What is needed:
Set out each line from the following listing that includes the word "source".

-- Given information start --

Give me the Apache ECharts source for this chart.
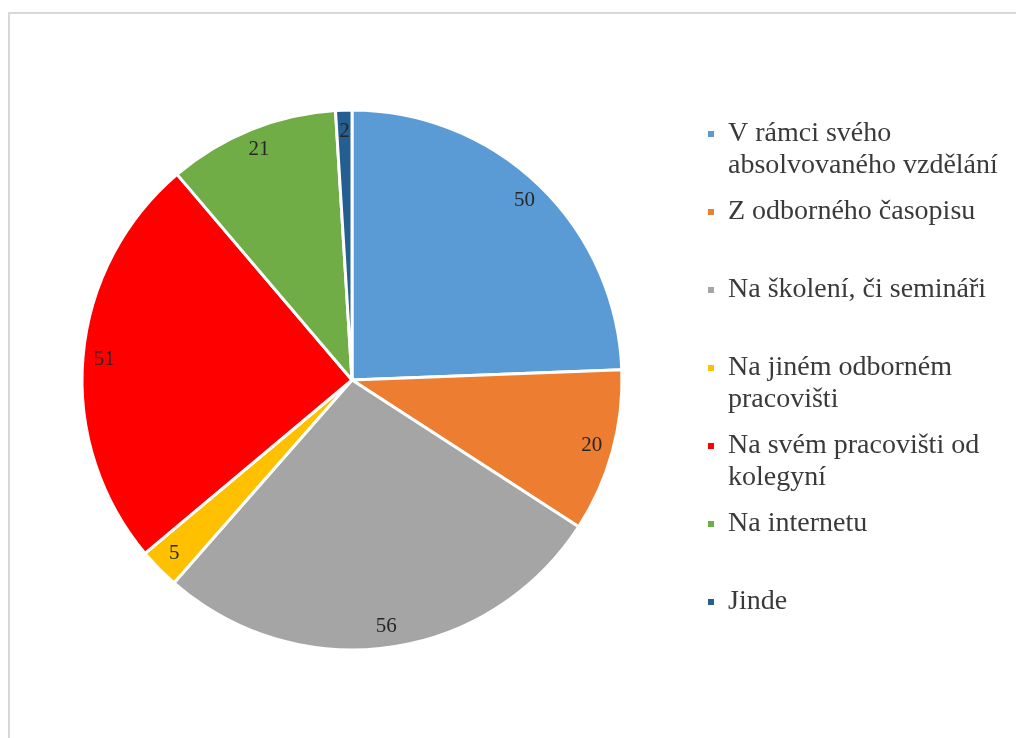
<!DOCTYPE html>
<html>
<head>
<meta charset="utf-8">
<script src="https://cdn.jsdelivr.net/npm/echarts@6/dist/echarts.min.js"></script>
<style>
  html, body { margin: 0; padding: 0; background: #ffffff; }
  #chart { width: 1016px; height: 738px; }
</style>
</head>
<body>
<div id="chart"></div>
<script>
// Where respondents learned about the topic (counts per source)
const categories = [
  'V rámci svého absolvovaného vzdělání',
  'Z odborného časopisu',
  'Na školení, či semináři',
  'Na jiném odborném pracovišti',
  'Na svém pracovišti od kolegyní',
  'Na internetu',
  'Jinde'
];
const values = [50, 20, 56, 5, 51, 21, 2];
const colors = ['#5B9BD5', '#ED7D31', '#A5A5A5', '#FFC000', '#FF0000', '#70AD47', '#255E91'];
// Legend text, wrapped the way it appears beside the pie
const legendLabels = [
  'V rámci svého\nabsolvovaného vzdělání',
  'Z odborného časopisu',
  'Na školení, či semináři',
  'Na jiném odborném\npracovišti',
  'Na svém pracovišti od\nkolegyní',
  'Na internetu',
  'Jinde'
];

const FONT = '"Liberation Serif", "Times New Roman", serif';
const LINE = 32;
const CX = 352, CY = 380, R = 270;

const pieData = categories.map((name, i) => ({
  name: name,
  value: values[i],
  itemStyle: { color: colors[i] }
}));

const chart = echarts.init(document.getElementById('chart'), null, { renderer: 'canvas' });

chart.setOption({
  backgroundColor: '#ffffff',
  animation: false,
  graphic: [{
    type: 'rect',
    shape: { x: 9, y: 13, width: 1030, height: 760 },
    style: { fill: 'none', stroke: '#d8d8d8', lineWidth: 2 },
    silent: true
  }],
  legend: {
    orient: 'vertical',
    left: 706,
    top: 86,
    padding: 0,
    itemGap: 78 - 3 * LINE,
    itemWidth: 8,
    itemHeight: 8,
    icon: 'rect',
    selectedMode: false,
    data: categories,
    formatter: function (name) {
      const label = legendLabels[categories.indexOf(name)];
      // three-line block (blank first line) keeps the square level with the first text line
      const lines = label.split('\n');
      if (lines.length < 2) lines.push('\u00a0');
      return '\u00a0\n' + lines.join('\n');
    },
    textStyle: {
      fontFamily: FONT,
      fontSize: 28,
      lineHeight: LINE,
      color: '#3a3a3a',
      padding: [0, 0, 0, 8]
    }
  },
  series: [
    {
      type: 'pie',
      center: [CX, CY],
      radius: [0, R],
      startAngle: 90,
      clockwise: true,
      silent: true,
      data: pieData,
      label: { show: false },
      labelLine: { show: false },
      itemStyle: { borderColor: '#ffffff', borderWidth: 3 }
    },
    {
      // transparent outer ring that carries the value labels near the rim
      type: 'pie',
      center: [CX, CY],
      radius: [R * 0.82, R],
      startAngle: 90,
      clockwise: true,
      silent: true,
      data: pieData.map(d => ({ name: d.name, value: d.value })),
      itemStyle: { color: 'rgba(0,0,0,0)' },
      label: {
        show: true,
        position: 'inside',
        formatter: '{c}',
        fontFamily: FONT,
        fontSize: 21,
        color: '#262626'
      },
      labelLine: { show: false }
    }
  ]
});
</script>
</body>
</html>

-- Given information end --

Exercise solution:
Give me the Apache ECharts source for this chart.
// Where respondents learned about the topic (counts per source)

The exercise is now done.